> _Collected data_:
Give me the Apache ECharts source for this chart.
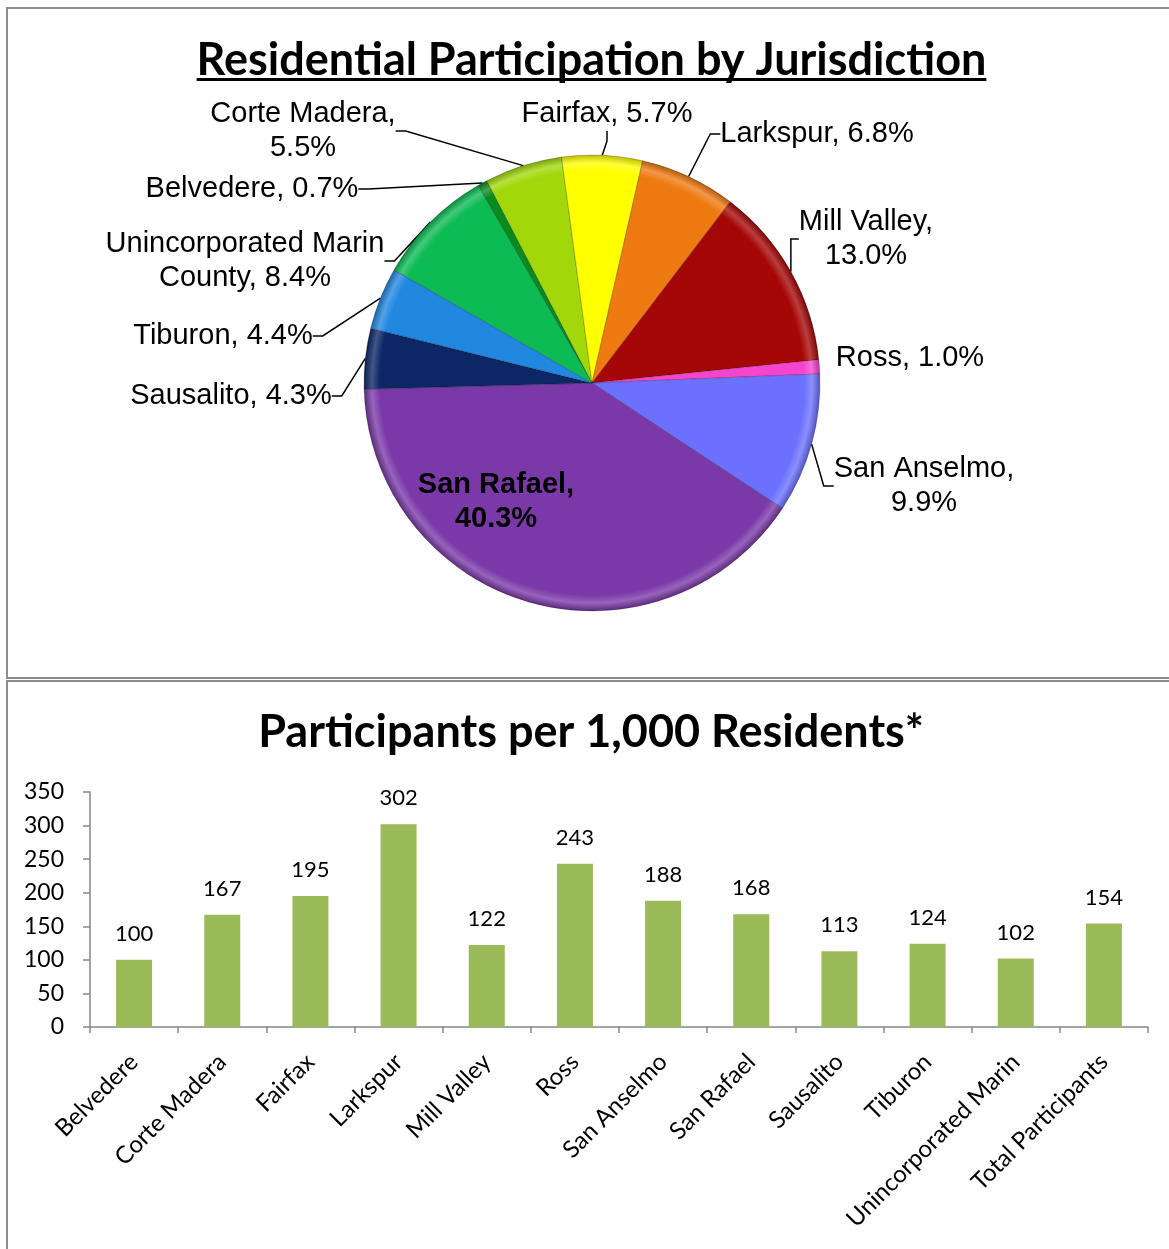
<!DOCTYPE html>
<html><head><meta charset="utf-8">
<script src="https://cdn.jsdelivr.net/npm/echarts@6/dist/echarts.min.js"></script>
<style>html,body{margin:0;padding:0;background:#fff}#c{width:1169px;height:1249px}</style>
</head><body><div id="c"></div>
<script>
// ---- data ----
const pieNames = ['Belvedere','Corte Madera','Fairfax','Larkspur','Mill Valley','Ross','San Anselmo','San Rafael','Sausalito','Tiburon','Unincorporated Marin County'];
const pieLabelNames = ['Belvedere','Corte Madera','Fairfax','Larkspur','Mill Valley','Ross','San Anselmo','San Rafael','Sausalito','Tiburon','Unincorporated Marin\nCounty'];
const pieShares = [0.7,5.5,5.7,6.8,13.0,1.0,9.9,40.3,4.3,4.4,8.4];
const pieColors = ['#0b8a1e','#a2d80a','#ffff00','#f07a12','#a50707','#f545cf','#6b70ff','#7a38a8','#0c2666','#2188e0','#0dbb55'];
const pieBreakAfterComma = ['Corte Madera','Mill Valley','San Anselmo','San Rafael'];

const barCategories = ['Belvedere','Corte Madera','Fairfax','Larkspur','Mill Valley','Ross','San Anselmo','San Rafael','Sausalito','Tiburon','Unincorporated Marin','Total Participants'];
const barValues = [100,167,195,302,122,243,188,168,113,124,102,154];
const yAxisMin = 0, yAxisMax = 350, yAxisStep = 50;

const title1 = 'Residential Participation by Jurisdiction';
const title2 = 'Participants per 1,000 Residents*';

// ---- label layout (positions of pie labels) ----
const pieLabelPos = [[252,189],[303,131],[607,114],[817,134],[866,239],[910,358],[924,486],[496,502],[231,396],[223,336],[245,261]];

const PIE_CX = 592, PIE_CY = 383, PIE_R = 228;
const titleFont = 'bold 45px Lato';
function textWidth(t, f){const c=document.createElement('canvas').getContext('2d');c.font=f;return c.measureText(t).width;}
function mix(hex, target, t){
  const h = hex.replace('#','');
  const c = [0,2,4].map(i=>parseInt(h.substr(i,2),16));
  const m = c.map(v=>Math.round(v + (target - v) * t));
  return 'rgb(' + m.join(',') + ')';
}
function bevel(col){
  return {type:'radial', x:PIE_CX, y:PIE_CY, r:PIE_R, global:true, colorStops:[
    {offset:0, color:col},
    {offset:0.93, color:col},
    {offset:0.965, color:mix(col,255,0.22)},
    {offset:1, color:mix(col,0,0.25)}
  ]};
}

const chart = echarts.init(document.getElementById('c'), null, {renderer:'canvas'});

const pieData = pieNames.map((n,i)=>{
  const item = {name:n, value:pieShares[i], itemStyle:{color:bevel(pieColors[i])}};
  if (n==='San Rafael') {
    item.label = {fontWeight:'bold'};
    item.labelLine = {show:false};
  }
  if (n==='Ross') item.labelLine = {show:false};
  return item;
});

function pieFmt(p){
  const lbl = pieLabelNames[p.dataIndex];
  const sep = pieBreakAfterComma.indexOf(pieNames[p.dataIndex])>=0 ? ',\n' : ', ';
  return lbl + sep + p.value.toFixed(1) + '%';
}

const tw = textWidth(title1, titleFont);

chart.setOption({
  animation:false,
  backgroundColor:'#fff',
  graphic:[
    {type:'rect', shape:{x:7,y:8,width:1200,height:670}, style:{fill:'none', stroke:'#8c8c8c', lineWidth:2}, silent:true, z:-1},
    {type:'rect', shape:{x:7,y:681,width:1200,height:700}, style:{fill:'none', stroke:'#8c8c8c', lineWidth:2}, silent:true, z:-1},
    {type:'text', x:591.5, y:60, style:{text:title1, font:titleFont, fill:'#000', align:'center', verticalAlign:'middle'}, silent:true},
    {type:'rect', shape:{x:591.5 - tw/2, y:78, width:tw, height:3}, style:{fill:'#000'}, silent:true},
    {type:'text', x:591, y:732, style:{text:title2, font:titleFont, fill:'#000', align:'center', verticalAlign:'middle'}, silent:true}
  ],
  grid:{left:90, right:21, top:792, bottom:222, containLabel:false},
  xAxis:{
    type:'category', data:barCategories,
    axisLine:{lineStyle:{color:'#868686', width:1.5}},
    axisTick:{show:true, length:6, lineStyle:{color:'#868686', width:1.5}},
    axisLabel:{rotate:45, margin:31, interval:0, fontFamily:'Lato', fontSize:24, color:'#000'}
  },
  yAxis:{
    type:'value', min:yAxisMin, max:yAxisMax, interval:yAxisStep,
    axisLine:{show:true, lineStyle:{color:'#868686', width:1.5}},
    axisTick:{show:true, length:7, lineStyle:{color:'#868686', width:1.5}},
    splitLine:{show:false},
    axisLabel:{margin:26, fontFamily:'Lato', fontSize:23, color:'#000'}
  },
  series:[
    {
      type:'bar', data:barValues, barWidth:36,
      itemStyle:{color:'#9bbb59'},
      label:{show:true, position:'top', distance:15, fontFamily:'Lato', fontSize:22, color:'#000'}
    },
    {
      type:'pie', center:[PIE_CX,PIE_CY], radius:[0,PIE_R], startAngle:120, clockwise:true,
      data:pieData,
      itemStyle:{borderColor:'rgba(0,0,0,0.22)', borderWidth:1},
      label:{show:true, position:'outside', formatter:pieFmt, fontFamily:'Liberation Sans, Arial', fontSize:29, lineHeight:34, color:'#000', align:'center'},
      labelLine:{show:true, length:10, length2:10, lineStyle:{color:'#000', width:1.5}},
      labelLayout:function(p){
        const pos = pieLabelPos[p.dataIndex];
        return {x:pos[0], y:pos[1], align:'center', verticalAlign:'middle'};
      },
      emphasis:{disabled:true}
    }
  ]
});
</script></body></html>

> _What the task asks_:
Word for word, quote the full listing, omitting every picture.

> _Output below_:
Give me the Apache ECharts source for this chart.
<!DOCTYPE html>
<html><head><meta charset="utf-8">
<script src="https://cdn.jsdelivr.net/npm/echarts@6/dist/echarts.min.js"></script>
<style>html,body{margin:0;padding:0;background:#fff}#c{width:1169px;height:1249px}</style>
</head><body><div id="c"></div>
<script>
// ---- data ----
const pieNames = ['Belvedere','Corte Madera','Fairfax','Larkspur','Mill Valley','Ross','San Anselmo','San Rafael','Sausalito','Tiburon','Unincorporated Marin County'];
const pieLabelNames = ['Belvedere','Corte Madera','Fairfax','Larkspur','Mill Valley','Ross','San Anselmo','San Rafael','Sausalito','Tiburon','Unincorporated Marin\nCounty'];
const pieShares = [0.7,5.5,5.7,6.8,13.0,1.0,9.9,40.3,4.3,4.4,8.4];
const pieColors = ['#0b8a1e','#a2d80a','#ffff00','#f07a12','#a50707','#f545cf','#6b70ff','#7a38a8','#0c2666','#2188e0','#0dbb55'];
const pieBreakAfterComma = ['Corte Madera','Mill Valley','San Anselmo','San Rafael'];

const barCategories = ['Belvedere','Corte Madera','Fairfax','Larkspur','Mill Valley','Ross','San Anselmo','San Rafael','Sausalito','Tiburon','Unincorporated Marin','Total Participants'];
const barValues = [100,167,195,302,122,243,188,168,113,124,102,154];
const yAxisMin = 0, yAxisMax = 350, yAxisStep = 50;

const title1 = 'Residential Participation by Jurisdiction';
const title2 = 'Participants per 1,000 Residents*';

// ---- label layout (positions of pie labels) ----
const pieLabelPos = [[252,189],[303,131],[607,114],[817,134],[866,239],[910,358],[924,486],[496,502],[231,396],[223,336],[245,261]];

const PIE_CX = 592, PIE_CY = 383, PIE_R = 228;
const titleFont = 'bold 45px Lato';
function textWidth(t, f){const c=document.createElement('canvas').getContext('2d');c.font=f;return c.measureText(t).width;}
function mix(hex, target, t){
  const h = hex.replace('#','');
  const c = [0,2,4].map(i=>parseInt(h.substr(i,2),16));
  const m = c.map(v=>Math.round(v + (target - v) * t));
  return 'rgb(' + m.join(',') + ')';
}
function bevel(col){
  return {type:'radial', x:PIE_CX, y:PIE_CY, r:PIE_R, global:true, colorStops:[
    {offset:0, color:col},
    {offset:0.93, color:col},
    {offset:0.965, color:mix(col,255,0.22)},
    {offset:1, color:mix(col,0,0.25)}
  ]};
}

const chart = echarts.init(document.getElementById('c'), null, {renderer:'canvas'});

const pieData = pieNames.map((n,i)=>{
  const item = {name:n, value:pieShares[i], itemStyle:{color:bevel(pieColors[i])}};
  if (n==='San Rafael') {
    item.label = {fontWeight:'bold'};
    item.labelLine = {show:false};
  }
  if (n==='Ross') item.labelLine = {show:false};
  return item;
});

function pieFmt(p){
  const lbl = pieLabelNames[p.dataIndex];
  const sep = pieBreakAfterComma.indexOf(pieNames[p.dataIndex])>=0 ? ',\n' : ', ';
  return lbl + sep + p.value.toFixed(1) + '%';
}

const tw = textWidth(title1, titleFont);

chart.setOption({
  animation:false,
  backgroundColor:'#fff',
  graphic:[
    {type:'rect', shape:{x:7,y:8,width:1200,height:670}, style:{fill:'none', stroke:'#8c8c8c', lineWidth:2}, silent:true, z:-1},
    {type:'rect', shape:{x:7,y:681,width:1200,height:700}, style:{fill:'none', stroke:'#8c8c8c', lineWidth:2}, silent:true, z:-1},
    {type:'text', x:591.5, y:60, style:{text:title1, font:titleFont, fill:'#000', align:'center', verticalAlign:'middle'}, silent:true},
    {type:'rect', shape:{x:591.5 - tw/2, y:78, width:tw, height:3}, style:{fill:'#000'}, silent:true},
    {type:'text', x:591, y:732, style:{text:title2, font:titleFont, fill:'#000', align:'center', verticalAlign:'middle'}, silent:true}
  ],
  grid:{left:90, right:21, top:792, bottom:222, containLabel:false},
  xAxis:{
    type:'category', data:barCategories,
    axisLine:{lineStyle:{color:'#868686', width:1.5}},
    axisTick:{show:true, length:6, lineStyle:{color:'#868686', width:1.5}},
    axisLabel:{rotate:45, margin:31, interval:0, fontFamily:'Lato', fontSize:24, color:'#000'}
  },
  yAxis:{
    type:'value', min:yAxisMin, max:yAxisMax, interval:yAxisStep,
    axisLine:{show:true, lineStyle:{color:'#868686', width:1.5}},
    axisTick:{show:true, length:7, lineStyle:{color:'#868686', width:1.5}},
    splitLine:{show:false},
    axisLabel:{margin:26, fontFamily:'Lato', fontSize:23, color:'#000'}
  },
  series:[
    {
      type:'bar', data:barValues, barWidth:36,
      itemStyle:{color:'#9bbb59'},
      label:{show:true, position:'top', distance:15, fontFamily:'Lato', fontSize:22, color:'#000'}
    },
    {
      type:'pie', center:[PIE_CX,PIE_CY], radius:[0,PIE_R], startAngle:120, clockwise:true,
      data:pieData,
      itemStyle:{borderColor:'rgba(0,0,0,0.22)', borderWidth:1},
      label:{show:true, position:'outside', formatter:pieFmt, fontFamily:'Liberation Sans, Arial', fontSize:29, lineHeight:34, color:'#000', align:'center'},
      labelLine:{show:true, length:10, length2:10, lineStyle:{color:'#000', width:1.5}},
      labelLayout:function(p){
        const pos = pieLabelPos[p.dataIndex];
        return {x:pos[0], y:pos[1], align:'center', verticalAlign:'middle'};
      },
      emphasis:{disabled:true}
    }
  ]
});
</script></body></html>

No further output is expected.